The 45,000 Brethren members worldwide – and roughly 20,000 in the UK – are encouraged to be educated at Brethren-run schools, of which there are hundreds across the world, find employment at a Brethren business and marry a Brethren partner.
Earlier this month, Byline Times uncovered that roughly a dozen companies with links to the Exclusive Brethren had been awarded Government Coronavirus contracts worth up to £300 million. These new £350 million contracts for Unispace Global Health takes the total up to well over half a billion.
According to The Times, more than 1,000 UK businesses run by the Brethren turn over £2 billion a year, while UK Brethren charities achieved revenues of £138 million in 2013 alone.
This money has helped to fund a lobbying effort in the UK. In 2017, after a concerted £2 million campaign, the Charity Commission agreed to overturn an earlier decision to refuse the Brethren charitable status.

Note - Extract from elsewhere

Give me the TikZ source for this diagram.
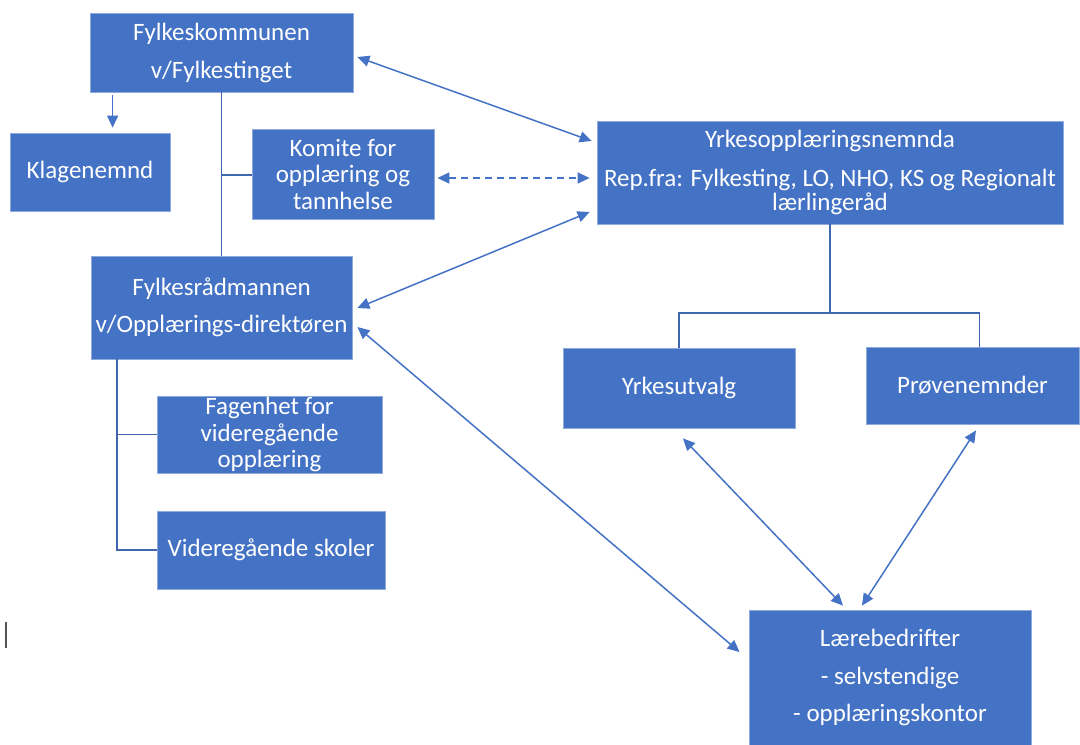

Conservative MP Peter Bone supported the church’s position and even tabled a motion in Parliament aimed at amending the Charities Act to restore the presumption that all religious groups are for the public benefit and therefore can be charities. Conservative MP Charlie Elphick also accused the Charity Commission of trying to suppress religion in this case.
Responding to Byline Times, the Brethren said: “The Plymouth Brethren Christian Church is a place of love and worship, not of business and politics. Our church is politically neutral and as a church we have never donated to, or campaigned for, political parties. If an individual church member decided to back a particular party, candidate or cause, that’s a matter for them.

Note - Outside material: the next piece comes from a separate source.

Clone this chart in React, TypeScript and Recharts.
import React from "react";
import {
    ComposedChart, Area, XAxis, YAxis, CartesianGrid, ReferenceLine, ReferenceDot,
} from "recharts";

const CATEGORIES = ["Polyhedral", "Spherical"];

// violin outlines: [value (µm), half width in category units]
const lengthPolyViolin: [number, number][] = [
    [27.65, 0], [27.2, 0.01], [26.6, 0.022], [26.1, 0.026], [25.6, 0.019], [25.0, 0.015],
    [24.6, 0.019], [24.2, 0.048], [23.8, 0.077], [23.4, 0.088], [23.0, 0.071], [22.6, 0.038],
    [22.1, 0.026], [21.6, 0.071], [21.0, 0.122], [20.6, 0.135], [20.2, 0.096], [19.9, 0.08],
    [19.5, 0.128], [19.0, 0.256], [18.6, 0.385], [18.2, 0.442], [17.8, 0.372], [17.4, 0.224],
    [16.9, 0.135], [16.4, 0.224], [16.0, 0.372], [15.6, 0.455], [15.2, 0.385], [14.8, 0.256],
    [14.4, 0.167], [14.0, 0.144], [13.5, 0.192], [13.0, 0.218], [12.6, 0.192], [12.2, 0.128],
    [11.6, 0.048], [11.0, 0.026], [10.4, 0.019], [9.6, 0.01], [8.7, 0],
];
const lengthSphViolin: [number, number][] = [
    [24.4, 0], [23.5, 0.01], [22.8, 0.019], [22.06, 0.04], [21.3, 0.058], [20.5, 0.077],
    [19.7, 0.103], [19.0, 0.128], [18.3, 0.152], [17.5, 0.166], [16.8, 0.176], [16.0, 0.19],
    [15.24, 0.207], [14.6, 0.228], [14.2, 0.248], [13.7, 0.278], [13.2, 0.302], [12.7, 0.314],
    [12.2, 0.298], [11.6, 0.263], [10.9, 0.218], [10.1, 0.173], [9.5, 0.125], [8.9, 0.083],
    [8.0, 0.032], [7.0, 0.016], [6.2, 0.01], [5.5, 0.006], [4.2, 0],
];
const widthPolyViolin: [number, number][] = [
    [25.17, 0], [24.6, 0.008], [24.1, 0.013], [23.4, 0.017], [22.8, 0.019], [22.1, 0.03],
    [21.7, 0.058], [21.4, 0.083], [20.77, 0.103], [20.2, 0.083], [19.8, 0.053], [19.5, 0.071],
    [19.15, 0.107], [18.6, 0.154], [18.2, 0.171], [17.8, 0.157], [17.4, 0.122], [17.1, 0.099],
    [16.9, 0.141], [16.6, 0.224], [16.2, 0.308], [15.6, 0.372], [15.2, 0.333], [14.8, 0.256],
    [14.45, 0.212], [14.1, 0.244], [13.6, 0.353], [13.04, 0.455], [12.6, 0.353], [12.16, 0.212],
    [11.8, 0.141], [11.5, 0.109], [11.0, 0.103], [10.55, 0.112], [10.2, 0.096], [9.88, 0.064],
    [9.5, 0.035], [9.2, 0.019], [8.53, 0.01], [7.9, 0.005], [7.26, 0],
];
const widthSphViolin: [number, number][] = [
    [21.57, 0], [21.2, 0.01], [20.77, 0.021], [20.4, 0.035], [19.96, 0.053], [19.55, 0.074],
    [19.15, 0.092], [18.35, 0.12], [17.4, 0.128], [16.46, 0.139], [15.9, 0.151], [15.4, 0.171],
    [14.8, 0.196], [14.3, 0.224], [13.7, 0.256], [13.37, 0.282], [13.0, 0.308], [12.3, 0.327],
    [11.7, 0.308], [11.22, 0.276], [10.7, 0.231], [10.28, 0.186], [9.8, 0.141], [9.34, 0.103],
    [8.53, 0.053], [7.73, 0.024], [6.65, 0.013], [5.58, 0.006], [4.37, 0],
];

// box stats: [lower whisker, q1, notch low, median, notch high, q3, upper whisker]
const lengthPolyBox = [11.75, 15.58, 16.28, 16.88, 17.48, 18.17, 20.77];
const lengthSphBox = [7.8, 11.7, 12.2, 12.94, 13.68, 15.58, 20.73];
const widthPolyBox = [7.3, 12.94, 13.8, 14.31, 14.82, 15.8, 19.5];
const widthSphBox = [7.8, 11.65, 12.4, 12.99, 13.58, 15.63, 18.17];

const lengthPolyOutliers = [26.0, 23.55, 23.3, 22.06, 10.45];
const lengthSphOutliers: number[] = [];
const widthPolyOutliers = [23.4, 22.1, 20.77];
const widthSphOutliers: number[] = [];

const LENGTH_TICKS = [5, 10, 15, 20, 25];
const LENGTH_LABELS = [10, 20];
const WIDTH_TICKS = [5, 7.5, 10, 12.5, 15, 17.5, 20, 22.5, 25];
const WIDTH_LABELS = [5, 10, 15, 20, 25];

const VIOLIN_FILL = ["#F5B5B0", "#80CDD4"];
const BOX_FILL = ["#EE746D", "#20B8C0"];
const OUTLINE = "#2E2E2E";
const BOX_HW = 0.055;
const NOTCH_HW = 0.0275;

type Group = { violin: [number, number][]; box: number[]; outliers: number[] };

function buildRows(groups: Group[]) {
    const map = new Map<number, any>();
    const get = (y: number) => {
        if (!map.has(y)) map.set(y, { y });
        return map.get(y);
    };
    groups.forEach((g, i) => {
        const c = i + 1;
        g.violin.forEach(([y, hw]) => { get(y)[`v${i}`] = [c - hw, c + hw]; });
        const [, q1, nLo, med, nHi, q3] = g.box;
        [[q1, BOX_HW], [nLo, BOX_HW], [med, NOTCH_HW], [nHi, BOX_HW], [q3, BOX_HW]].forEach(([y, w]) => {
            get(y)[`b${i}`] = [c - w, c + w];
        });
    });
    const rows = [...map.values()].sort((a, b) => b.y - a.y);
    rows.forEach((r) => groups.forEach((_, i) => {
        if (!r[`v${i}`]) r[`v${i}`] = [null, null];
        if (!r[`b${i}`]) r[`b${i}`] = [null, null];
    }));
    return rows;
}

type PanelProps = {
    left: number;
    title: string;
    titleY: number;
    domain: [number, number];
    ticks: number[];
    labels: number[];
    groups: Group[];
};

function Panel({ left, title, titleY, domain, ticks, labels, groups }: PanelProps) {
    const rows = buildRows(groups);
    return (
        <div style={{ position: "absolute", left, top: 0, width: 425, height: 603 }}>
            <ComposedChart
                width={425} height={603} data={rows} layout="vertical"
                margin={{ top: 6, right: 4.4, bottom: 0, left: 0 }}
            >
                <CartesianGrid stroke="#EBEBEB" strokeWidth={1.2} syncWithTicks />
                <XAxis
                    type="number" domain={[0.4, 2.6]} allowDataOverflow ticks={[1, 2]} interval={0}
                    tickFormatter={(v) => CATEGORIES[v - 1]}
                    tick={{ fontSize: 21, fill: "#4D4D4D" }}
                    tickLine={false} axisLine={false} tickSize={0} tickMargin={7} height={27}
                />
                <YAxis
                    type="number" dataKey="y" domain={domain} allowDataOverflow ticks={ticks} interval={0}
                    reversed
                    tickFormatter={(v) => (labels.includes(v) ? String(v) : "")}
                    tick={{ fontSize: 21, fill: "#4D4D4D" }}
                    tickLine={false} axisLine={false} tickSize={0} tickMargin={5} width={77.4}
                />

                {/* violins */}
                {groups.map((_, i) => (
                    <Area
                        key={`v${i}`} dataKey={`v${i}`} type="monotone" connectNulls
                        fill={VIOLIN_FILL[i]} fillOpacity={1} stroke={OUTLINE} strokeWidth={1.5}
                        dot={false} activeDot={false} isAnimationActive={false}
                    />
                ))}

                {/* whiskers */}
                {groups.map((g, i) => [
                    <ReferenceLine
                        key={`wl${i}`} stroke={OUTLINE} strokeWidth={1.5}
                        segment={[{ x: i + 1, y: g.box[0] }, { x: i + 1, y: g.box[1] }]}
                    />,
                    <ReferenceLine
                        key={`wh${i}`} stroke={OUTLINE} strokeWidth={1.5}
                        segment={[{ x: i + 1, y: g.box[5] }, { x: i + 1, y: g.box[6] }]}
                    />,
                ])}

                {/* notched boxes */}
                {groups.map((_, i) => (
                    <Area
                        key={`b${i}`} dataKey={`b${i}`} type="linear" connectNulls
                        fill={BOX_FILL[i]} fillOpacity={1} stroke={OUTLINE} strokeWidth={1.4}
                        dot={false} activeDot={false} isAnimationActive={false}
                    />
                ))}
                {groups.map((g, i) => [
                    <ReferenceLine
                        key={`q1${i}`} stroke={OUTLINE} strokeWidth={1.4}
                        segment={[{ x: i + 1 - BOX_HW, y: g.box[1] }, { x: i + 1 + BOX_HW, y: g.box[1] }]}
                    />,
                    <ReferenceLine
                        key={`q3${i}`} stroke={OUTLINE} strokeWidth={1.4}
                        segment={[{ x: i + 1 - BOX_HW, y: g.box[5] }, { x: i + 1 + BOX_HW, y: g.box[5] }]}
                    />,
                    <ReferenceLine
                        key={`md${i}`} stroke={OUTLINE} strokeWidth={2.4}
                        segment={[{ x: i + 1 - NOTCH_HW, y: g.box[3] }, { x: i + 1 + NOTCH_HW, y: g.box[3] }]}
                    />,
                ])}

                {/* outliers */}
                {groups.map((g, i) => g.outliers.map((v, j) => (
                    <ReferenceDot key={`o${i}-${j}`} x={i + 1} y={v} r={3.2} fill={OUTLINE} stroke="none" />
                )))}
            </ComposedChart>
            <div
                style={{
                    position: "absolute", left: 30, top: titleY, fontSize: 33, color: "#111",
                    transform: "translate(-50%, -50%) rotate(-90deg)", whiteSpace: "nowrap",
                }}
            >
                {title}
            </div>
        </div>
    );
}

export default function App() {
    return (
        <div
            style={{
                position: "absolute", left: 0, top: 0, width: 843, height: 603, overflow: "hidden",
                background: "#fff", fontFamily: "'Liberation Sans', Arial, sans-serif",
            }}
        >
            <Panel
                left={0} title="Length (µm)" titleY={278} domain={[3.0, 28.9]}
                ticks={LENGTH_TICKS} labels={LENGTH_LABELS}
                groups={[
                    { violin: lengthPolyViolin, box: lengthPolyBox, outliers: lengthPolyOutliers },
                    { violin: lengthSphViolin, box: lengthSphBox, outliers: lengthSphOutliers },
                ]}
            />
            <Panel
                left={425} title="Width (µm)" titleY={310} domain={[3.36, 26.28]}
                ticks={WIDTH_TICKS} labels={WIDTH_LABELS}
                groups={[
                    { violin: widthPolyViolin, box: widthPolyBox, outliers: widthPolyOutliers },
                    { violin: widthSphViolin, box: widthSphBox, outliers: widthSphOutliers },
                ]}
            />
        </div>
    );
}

“Like any other religious group or church, many of our members run their own businesses, and these organisations are completely separate from the Plymouth Brethren Christian Church. Any contractual agreements between the Government and these independent businesses are totally unrelated to the church.”
Corona-Contracts
Half a billion pounds distributed to Brethren-linked firms represents roughly 10% of the total cash piled into PPE procurement contracts by the Government in recent months.
Many of these deals have been awarded to firms with questionable records in both business and healthcare.
For example, earlier this week, Byline Times revealed that the Government granted a £8.4 million contract to a dormant firm to supply hand sanitiser – not the first sleeping firm given a whopping PPE deal by Boris Johnson’s Government.
Not only this, other Coronavirus-related contracts have also been awarded to companies with close links to the Conservative Party.
Aside from the Ayanda deal, the Government has given Coronavirus contracts worth nearly £1 million to Public First – a public affairs company founded by a former colleague of Dominic Cummings and the co-author of the 2019 Conservative Manifesto.
An additional beneficiary has been Topham Guerin – the controversial communications firm that worked with the Conservative Party during the 2019 UK General Election. The company, now run by the sister of a Conservative lord, has been granted an initial £3 million deal to help to deliver online COVID-19 communications.
These contracts have been enabled by a loophole in EU law that allows governments to rapidly grant public sector contracts to private firms without going through the usual process of competition, during an emergency. The Government has made full use of this slipstream – shelling out billions to the private sector in just a few months.
Not all the contracts stand up to scrutiny.
Unispace and the Department of Health and Social Care have been approached for comment.
Editorial Note
This article was updated on 29 August to take into account the £113.95 million contract for face masks.